Impacts of Climate Change in the Midwest By: Allyson Steinke, Ryan prangler, sophie stafford & Nathan Jones

Agriculture in the Great Plains utilizes more than 80% of the land area. Higher summer temperatures and drought conditions are likely to reduce plant productivity. While warmer temperatures lengthen the growing season, which could increase plant growth or allow for a second planting.
Between 1900 & 2010 the average air temperature has increased by 1.5 degrees fahrenheit. In the summer, precipitation is not projected to rise, which increases the chances of drought conditions. Projected heavier rainfall will end up increasing erosion and nutrient runoff, which could cause detrimental impacts on crops and agricultural soil quality.
Warming waters increase the growth of blue green & toxic algae that reduce water quality. The great lakes are important for drinking water, transportation, commerce, & recreation they contain 84% of NA’s surface freshwater. Freshwater resources along the coast face risks from sea level rise. As the sea rises,saltwater moves into freshwater areas. This may force water managers to seek other sources of fresh water or remove salt from the water.
Rising temperatures also diminish winter ice cover, which may leave shores more vulnerable to waves, increase erosion & flooding, & damage fish habitats. Water quality could suffer in areas experiencing increases in rainfall. Heavy downpours can increase the amount of runoff into rivers & lakes.
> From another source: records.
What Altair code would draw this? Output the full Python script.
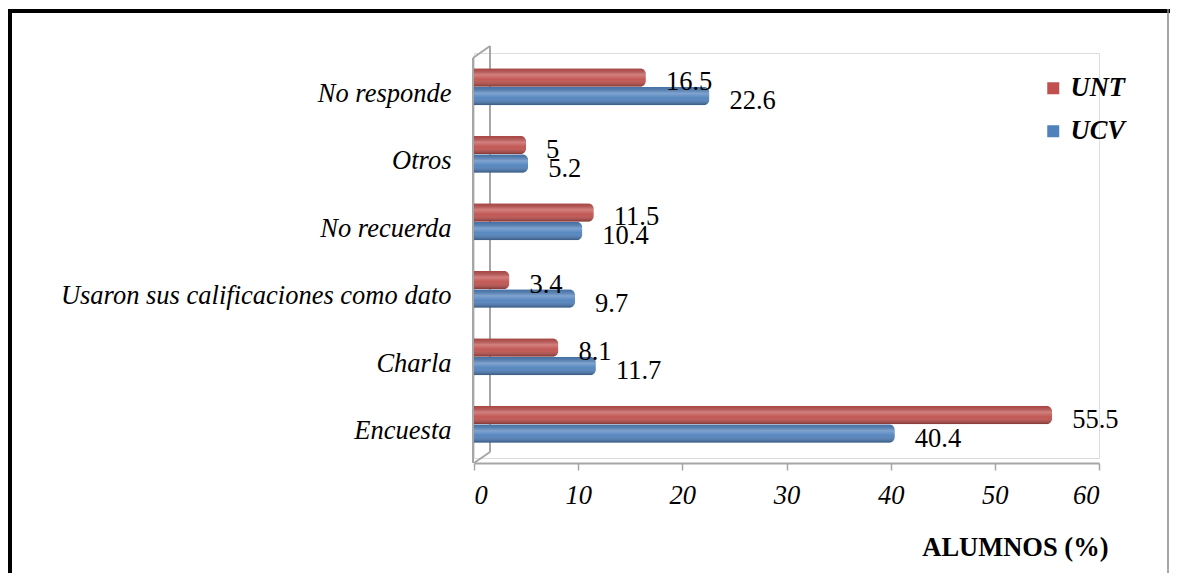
import altair as alt
import pandas as pd

categories = ["No responde", "Otros", "No recuerda",
              "Usaron sus calificaciones como dato", "Charla", "Encuesta"]
unt_values = [16.5, 5, 11.5, 3.4, 8.1, 55.5]
ucv_values = [22.6, 5.2, 10.4, 9.7, 11.7, 40.4]
series = ["UNT", "UCV"]
colors = ["#c0504d", "#4f81bd"]
x_ticks = [0, 10, 20, 30, 40, 50, 60]

rows = []
for c, u, v in zip(categories, unt_values, ucv_values):
    rows.append({"Categoria": c, "Serie": "UNT", "Valor": u, "Label": f"{u:g}"})
    rows.append({"Categoria": c, "Serie": "UCV", "Valor": v, "Label": f"{v:g}"})
df = pd.DataFrame(rows)

FONT = "Liberation Serif, Times New Roman, Times, serif"
FS = 26.5
GRAY = "#a6a6a6"

y_enc = alt.Y("Categoria:N", sort=categories,
              scale=alt.Scale(paddingInner=0.45, paddingOuter=0.225),
              axis=alt.Axis(title=None, labelFont=FONT, labelFontSize=FS,
                            labelFontStyle="italic", labelColor="black",
                            labelPadding=23, labelOffset=7, ticks=False, domain=False,
                            labelLimit=600))
x_enc = alt.X("Valor:Q", scale=alt.Scale(domain=[0, 60], nice=False),
              axis=alt.Axis(values=x_ticks, title="ALUMNOS (%)", grid=False,
                            labelFont=FONT, labelFontSize=FS, labelFontStyle="italic",
                            labelColor="black", labelPadding=12, tickColor=GRAY,
                            tickSize=7, tickWidth=1.5, domainColor=GRAY, domainWidth=2,
                            offset=5, titleFont=FONT, titleFontSize=FS,
                            titleFontWeight="bold", titleColor="black",
                            titleAnchor="end", titleAlign="right", titleX=634,
                            titlePadding=26))
yoff = alt.YOffset("Serie:N", sort=series, scale=alt.Scale(paddingInner=0, paddingOuter=0))

base = alt.Chart(df)

bars = base.mark_bar(cornerRadiusEnd=6).encode(
    y=y_enc, x=x_enc, yOffset=yoff,
    color=alt.Color("Serie:N", sort=series,
                    scale=alt.Scale(domain=series, range=colors),
                    legend=alt.Legend(title=None, orient="none", legendX=566, legendY=22,
                                      symbolType="square", symbolSize=144,
                                      symbolStrokeWidth=0,
                                      labelFont=FONT, labelFontSize=FS,
                                      labelFontStyle="italic", labelFontWeight="bold",
                                      labelColor="black", rowPadding=16, labelOffset=4))
)

shade = base.mark_bar(
    cornerRadiusEnd=6,
    fill=alt.Gradient(gradient="linear", x1=0, x2=0, y1=0, y2=1,
                      stops=[alt.GradientStop(color="rgba(0,0,0,0.12)", offset=0),
                             alt.GradientStop(color="rgba(255,255,255,0.28)", offset=0.35),
                             alt.GradientStop(color="rgba(255,255,255,0.05)", offset=0.6),
                             alt.GradientStop(color="rgba(0,0,0,0.35)", offset=1)])
).encode(y=alt.Y("Categoria:N", sort=categories), x="Valor:Q",
         yOffset=alt.YOffset("Serie:N", sort=series))

labels = base.mark_text(align="left", baseline="middle", dx=20, dy=5,
                        font=FONT, fontSize=FS, color="black").encode(
    y=alt.Y("Categoria:N", sort=categories), x="Valor:Q",
    yOffset=alt.YOffset("Serie:N", sort=series), text="Label:N")

one = pd.DataFrame({"k": [0]})

def line(x, y, x2, y2, color=GRAY, w=2):
    return alt.Chart(one).mark_rule(color=color, strokeWidth=w).encode(
        x=alt.value(x), y=alt.value(y), x2=alt.value(x2), y2=alt.value(y2))

wall = [
    line(-1, 5, -1, 410),
    line(-1, 5, 16, -7),
    line(16, -7, 16, 399),
    line(16, 399, 0, 410),
]
frame = [
    line(-466, -42, 720, -42, "black", 4),
    line(-464, -44, -464, 600, "black", 4),
    line(694, -44, 694, 600, "#888888", 1.5),
]

chart = alt.layer(*wall, bars, shade, labels, *frame).properties(
    width=625, height=405,
    autosize=alt.AutoSizeParams(type="none"),
    padding={"left": 466, "top": 45, "right": 71, "bottom": 115},
).configure_view(stroke=None).configure(background="white")

chart.save("out.html", embed_options={"renderer": "svg", "actions": False})
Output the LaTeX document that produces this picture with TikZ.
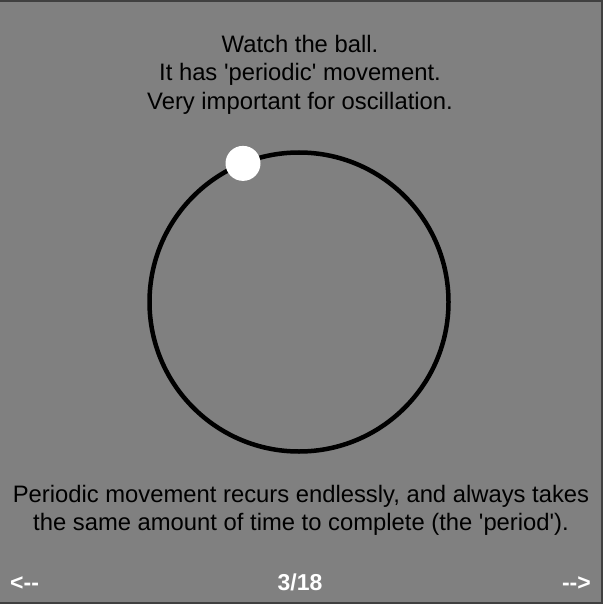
\documentclass[tikz,border=0pt]{standalone}
\usepackage{fontspec}
\setmainfont{Liberation Sans}
\usetikzlibrary{positioning}

\begin{document}
\begin{tikzpicture}[x=1pt,y=-1pt,font=\fontsize{23.8}{28.5}\selectfont]
  \def\W{603}
  \def\H{604}
  \def\R{149.5}   % radius of the track
  \def\q{\textquotesingle}

  % background and frame
  \fill[black!50] (0,0) rectangle (\W,\H);
  \useasboundingbox (0,0) rectangle (\W,\H);
  \draw[black!75,line width=2.5pt] (0,1) -- (\W-1,1) -- (\W-1,\H-1) -- (0,\H-1);

  % heading
  \node[anchor=north,align=center,inner sep=0pt] (head) at (300,35)
    {Watch the ball.\\It has \q periodic\q{} movement.\\Very important for oscillation.};

  % track and ball
  \coordinate (ctr) at (299,302);
  \draw[line width=4.5pt] (ctr) circle[radius=\R];
  \node[circle,fill=white,minimum size=35pt,inner sep=0pt] (ball) at ([shift={(-112:\R)}]ctr) {};

  % caption
  \node[anchor=north,align=center,inner sep=0pt] (note) at (301,485)
    {Periodic movement recurs endlessly, and always takes\\the same amount of time to complete (the \q period\q).};

  % navigation
  \begin{scope}[every node/.style={text=white,font=\fontsize{23}{27}\selectfont\bfseries,inner sep=0pt}]
    \node[anchor=base west] (prev) at (10,590) {<-{}-};
    \node[anchor=base] (page) at (300,590) {3/18};
    \node[anchor=base east] (next) at (591,590) {-{}->};
  \end{scope}
\end{tikzpicture}
\end{document}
Midwestern agricultural lands make up 2/3 of the region's land area and produce 65% of the nation's corn and soybeans. With increased carbon dioxide levels in the atmosphere can activate crop production, and warmer temperatures lengthen the growing season. With extreme heat, it will stress out livestock and cause decline in meat, milk, and egg production. Diseases may increase as the temperature and moisture increase and becomes more favorable for disease spread.
Forests are threatened by more frequent droughts, wildfires, and insect outbreaks. Many tree species are expected to gradually move towards the north. Also with warming waters it will reduce the abundance of cold water species and increase the amount of cool water species. The habitat of many fish species may also be reduced by harmful algal blooms, coastal erosion and flooding, and pollution runoff.
Climate change is expected to negatively change and affect human health because of heat waves that will hurt them. Air pollution is already poor in this region and it is projected to worsen with rising temperatures in the mid west. The mid west is home to 61 million people. Heat sometimes causes stress resulting in deaths.
As climate impacts worsen in the future, agricultural practices, water resources, ecosystems, and even human health will face increased risk that will require new considerations and management strategies. We could set up a system like a rain barrel that collects rainwater, plant trees around your house, invest in solar panels, and even use ethanol instead of unleaded gas for your car. This list could go on forever but we think that most important thing you take from this is that it all begins with you.